Dans ce contexte, il me semble essentiel de rappeler plusieurs choses. D’abord que les discours qui incitent à la haine, sont punies en droit, autant que la diffusion de fausses informations. Deuxièmement, si les militants des droits humains ont pour principe de défendre le droit à la liberté d’expression, la concentration des médias dans les mains de milliardaires de droite ou d’extrême droite orientant le débat public, doit être dénoncée. Enfin, il est permis de considérer que face à cette situation, le monde a besoin d’écrivains et d’intellectuels engagés, c’est-à-dire qui se donnent pour rôle, du fait de leur position sociale privilégiée, d’éclairer l’opinion publique sur les rapports de domination qu’ils sont capables d’articuler et surtout, de faire entendre.
Comme écrivait l’immense Jean-Paul Sartre dans La nausée : « Le droit n’est jamais que l’autre aspect d’un devoir ».
A minima, nous avons le droit d’exiger plus de pluralisme dans le débat public, pour que ceux qui ont appris à canaliser la colère du peuple, n’accaparent pas l’espace public avec la complicité d’hommes d’affaires riches plus que de raison.
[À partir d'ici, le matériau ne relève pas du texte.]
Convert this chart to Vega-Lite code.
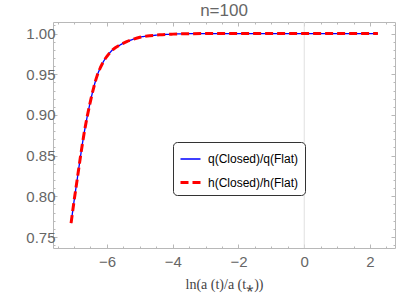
{
  "$schema": "https://vega.github.io/schema/vega-lite/v6.json",
  "width": 342,
  "height": 226,
  "autosize": "none",
  "padding": {"left": 53, "top": 22, "right": 1, "bottom": 58},
  "background": "white",
  "config": {
    "view": {"stroke": "#b8b8b8", "strokeWidth": 1},
    "font": "Liberation Sans",
    "axis": {
      "domain": false,
      "grid": false,
      "tickColor": "#b8b8b8",
      "labelColor": "#666666",
      "labelFont": "Liberation Sans",
      "labelFontSize": 15
    }
  },
  "title": {
    "text": "n=100",
    "fontSize": 17,
    "fontWeight": "normal",
    "color": "#666666",
    "font": "Liberation Sans",
    "offset": 2
  },
  "data": {
    "values": [
      {"x": -7.09, "y": 0.767, "series": "q(Closed)/q(Flat)"},
      {"x": -7.0, "y": 0.794, "series": "q(Closed)/q(Flat)"},
      {"x": -6.9, "y": 0.822, "series": "q(Closed)/q(Flat)"},
      {"x": -6.8, "y": 0.85, "series": "q(Closed)/q(Flat)"},
      {"x": -6.7, "y": 0.876, "series": "q(Closed)/q(Flat)"},
      {"x": -6.6, "y": 0.898, "series": "q(Closed)/q(Flat)"},
      {"x": -6.5, "y": 0.917, "series": "q(Closed)/q(Flat)"},
      {"x": -6.4, "y": 0.934, "series": "q(Closed)/q(Flat)"},
      {"x": -6.3, "y": 0.948, "series": "q(Closed)/q(Flat)"},
      {"x": -6.2, "y": 0.958, "series": "q(Closed)/q(Flat)"},
      {"x": -6.1, "y": 0.966, "series": "q(Closed)/q(Flat)"},
      {"x": -6.0, "y": 0.972, "series": "q(Closed)/q(Flat)"},
      {"x": -5.8, "y": 0.981, "series": "q(Closed)/q(Flat)"},
      {"x": -5.6, "y": 0.986, "series": "q(Closed)/q(Flat)"},
      {"x": -5.4, "y": 0.99, "series": "q(Closed)/q(Flat)"},
      {"x": -5.2, "y": 0.993, "series": "q(Closed)/q(Flat)"},
      {"x": -5.0, "y": 0.9955, "series": "q(Closed)/q(Flat)"},
      {"x": -4.7, "y": 0.9972, "series": "q(Closed)/q(Flat)"},
      {"x": -4.4, "y": 0.9984, "series": "q(Closed)/q(Flat)"},
      {"x": -4.0, "y": 0.9993, "series": "q(Closed)/q(Flat)"},
      {"x": -3.5, "y": 0.9998, "series": "q(Closed)/q(Flat)"},
      {"x": -3.0, "y": 1.0, "series": "q(Closed)/q(Flat)"},
      {"x": -2.0, "y": 1.0, "series": "q(Closed)/q(Flat)"},
      {"x": 0.0, "y": 1.0, "series": "q(Closed)/q(Flat)"},
      {"x": 2.24, "y": 1.0, "series": "q(Closed)/q(Flat)"},
      {"x": -7.09, "y": 0.767, "series": "h(Closed)/h(Flat)"},
      {"x": -7.0, "y": 0.794, "series": "h(Closed)/h(Flat)"},
      {"x": -6.9, "y": 0.822, "series": "h(Closed)/h(Flat)"},
      {"x": -6.8, "y": 0.85, "series": "h(Closed)/h(Flat)"},
      {"x": -6.7, "y": 0.876, "series": "h(Closed)/h(Flat)"},
      {"x": -6.6, "y": 0.898, "series": "h(Closed)/h(Flat)"},
      {"x": -6.5, "y": 0.917, "series": "h(Closed)/h(Flat)"},
      {"x": -6.4, "y": 0.934, "series": "h(Closed)/h(Flat)"},
      {"x": -6.3, "y": 0.948, "series": "h(Closed)/h(Flat)"},
      {"x": -6.2, "y": 0.958, "series": "h(Closed)/h(Flat)"},
      {"x": -6.1, "y": 0.966, "series": "h(Closed)/h(Flat)"},
      {"x": -6.0, "y": 0.972, "series": "h(Closed)/h(Flat)"},
      {"x": -5.8, "y": 0.981, "series": "h(Closed)/h(Flat)"},
      {"x": -5.6, "y": 0.986, "series": "h(Closed)/h(Flat)"},
      {"x": -5.4, "y": 0.99, "series": "h(Closed)/h(Flat)"},
      {"x": -5.2, "y": 0.993, "series": "h(Closed)/h(Flat)"},
      {"x": -5.0, "y": 0.9955, "series": "h(Closed)/h(Flat)"},
      {"x": -4.7, "y": 0.9972, "series": "h(Closed)/h(Flat)"},
      {"x": -4.4, "y": 0.9984, "series": "h(Closed)/h(Flat)"},
      {"x": -4.0, "y": 0.9993, "series": "h(Closed)/h(Flat)"},
      {"x": -3.5, "y": 0.9998, "series": "h(Closed)/h(Flat)"},
      {"x": -3.0, "y": 1.0, "series": "h(Closed)/h(Flat)"},
      {"x": -2.0, "y": 1.0, "series": "h(Closed)/h(Flat)"},
      {"x": 0.0, "y": 1.0, "series": "h(Closed)/h(Flat)"},
      {"x": 2.24, "y": 1.0, "series": "h(Closed)/h(Flat)"}
    ]
  },
  "resolve": {"axis": {"x": "independent", "y": "independent"}},
  "layer": [
    {
      "data": {"values": [{"x": 0}]},
      "mark": {"type": "rule", "color": "#e0e0e0", "strokeWidth": 1},
      "encoding": {
        "x": {"field": "x", "type": "quantitative", "scale": {"domain": [-7.64, 2.76], "nice": false, "zero": false}, "axis": null}
      }
    },
    {
      "transform": [{"filter": "datum.series === 'q(Closed)/q(Flat)'"}],
      "mark": {"type": "line", "interpolate": "monotone"},
      "encoding": {
        "x": {
          "field": "x", "type": "quantitative",
          "scale": {"domain": [-7.64, 2.76], "nice": false, "zero": false},
          "axis": {
            "orient": "bottom",
            "title": "ln(a (t)/a (t\u204e))",
            "titleFont": "Liberation Serif",
            "titleFontSize": 14,
            "titleFontWeight": "normal",
            "titleColor": "#444444",
            "titlePadding": 8,
            "values": [-7.5, -7, -6.5, -6, -5.5, -5, -4.5, -4, -3.5, -3, -2.5, -2, -1.5, -1, -0.5, 0, 0.5, 1, 1.5, 2, 2.5],
            "tickSize": {"condition": {"test": "datum.value % 2 === 0", "value": -4}, "value": -2},
            "labelExpr": "datum.value % 2 === 0 ? replace(format(datum.value, 'd'), '-', '\u2212') : ''",
            "labelPadding": 10
          }
        },
        "y": {
          "field": "y", "type": "quantitative",
          "scale": {"domain": [0.7365, 1.0142], "nice": false, "zero": false},
          "axis": {
            "orient": "left",
            "title": null,
            "format": ".2f",
            "values": [0.74, 0.75, 0.76, 0.77, 0.78, 0.79, 0.8, 0.81, 0.82, 0.83, 0.84, 0.85, 0.86, 0.87, 0.88, 0.89, 0.9, 0.91, 0.92, 0.93, 0.94, 0.95, 0.96, 0.97, 0.98, 0.99, 1.0, 1.01],
            "tickSize": {"condition": {"test": "abs(round(datum.value * 100)) % 5 === 0", "value": -4}, "value": -2},
            "labelExpr": "abs(round(datum.value * 100)) % 5 === 0 ? datum.label : ''",
            "labelPadding": 2
          }
        },
        "color": {
          "field": "series", "type": "nominal",
          "scale": {"domain": ["q(Closed)/q(Flat)", "h(Closed)/h(Flat)"], "range": ["#0000ff", "#ff0000"]},
          "legend": {
            "orient": "none", "legendX": 120, "legendY": 120, "title": null,
            "strokeColor": "#333333", "cornerRadius": 4, "padding": 6, "fillColor": "white",
            "symbolType": "stroke", "symbolSize": 400, "labelFontSize": 12, "labelColor": "#000000",
            "labelFont": "Liberation Sans", "labelOffset": 6, "rowPadding": 6
          }
        },
        "strokeDash": {
          "field": "series", "type": "nominal",
          "scale": {"domain": ["q(Closed)/q(Flat)", "h(Closed)/h(Flat)"], "range": [[1, 0], [8, 4]]}
        },
        "strokeWidth": {
          "field": "series", "type": "nominal",
          "scale": {"domain": ["q(Closed)/q(Flat)", "h(Closed)/h(Flat)"], "range": [1.3, 3]}
        }
      }
    },
    {
      "transform": [{"filter": "datum.series === 'h(Closed)/h(Flat)'"}],
      "mark": {"type": "line", "interpolate": "monotone"},
      "encoding": {
        "x": {
          "field": "x", "type": "quantitative",
          "scale": {"domain": [-7.64, 2.76], "nice": false, "zero": false},
          "axis": {
            "orient": "top",
            "title": null,
            "labels": false,
            "values": [-7.5, -7, -6.5, -6, -5.5, -5, -4.5, -4, -3.5, -3, -2.5, -2, -1.5, -1, -0.5, 0, 0.5, 1, 1.5, 2, 2.5],
            "tickSize": {"condition": {"test": "datum.value % 2 === 0", "value": -4}, "value": -2}
          }
        },
        "y": {
          "field": "y", "type": "quantitative",
          "scale": {"domain": [0.7365, 1.0142], "nice": false, "zero": false},
          "axis": {
            "orient": "right",
            "title": null,
            "labels": false,
            "values": [0.74, 0.75, 0.76, 0.77, 0.78, 0.79, 0.8, 0.81, 0.82, 0.83, 0.84, 0.85, 0.86, 0.87, 0.88, 0.89, 0.9, 0.91, 0.92, 0.93, 0.94, 0.95, 0.96, 0.97, 0.98, 0.99, 1.0, 1.01],
            "tickSize": {"condition": {"test": "abs(round(datum.value * 100)) % 5 === 0", "value": -4}, "value": -2}
          }
        },
        "color": {"field": "series", "type": "nominal"},
        "strokeDash": {"field": "series", "type": "nominal"},
        "strokeWidth": {"field": "series", "type": "nominal"}
      }
    }
  ]
}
Car contrairement à ce qu’ils veulent faire croire, l’extrême droite ne s’est pas renouvelée fondamentalement et les promoteurs du « nous n’avons jamais essayé » semblent peu conscients de la gravité des conséquences d’une prise de pouvoir de l’extrême droite.
Enfin et il faut le dire, les prises de position ou de décision visant à restreindre les libertés fondamentales pour des motifs politiques cachés ou détournés, doivent également être rejetées. La mobilisation pour la libération des prisonniers politiques est une constante des défenseurs des droits humains.
Pour conclure, il sera peut-être possible de sortir de la politisation excessive qui entoure les deux écrivains algériens les plus médiatisés de France, en reconnaissant comme préambule aux discussions et actions les concernant, la double problématique du manque de pluralisme et d’éthique en France (comme en Algérie d’ailleurs), avec pour but de redonner leur place à deux opportunistes qui semblent vouloir faire réagir à tout prix.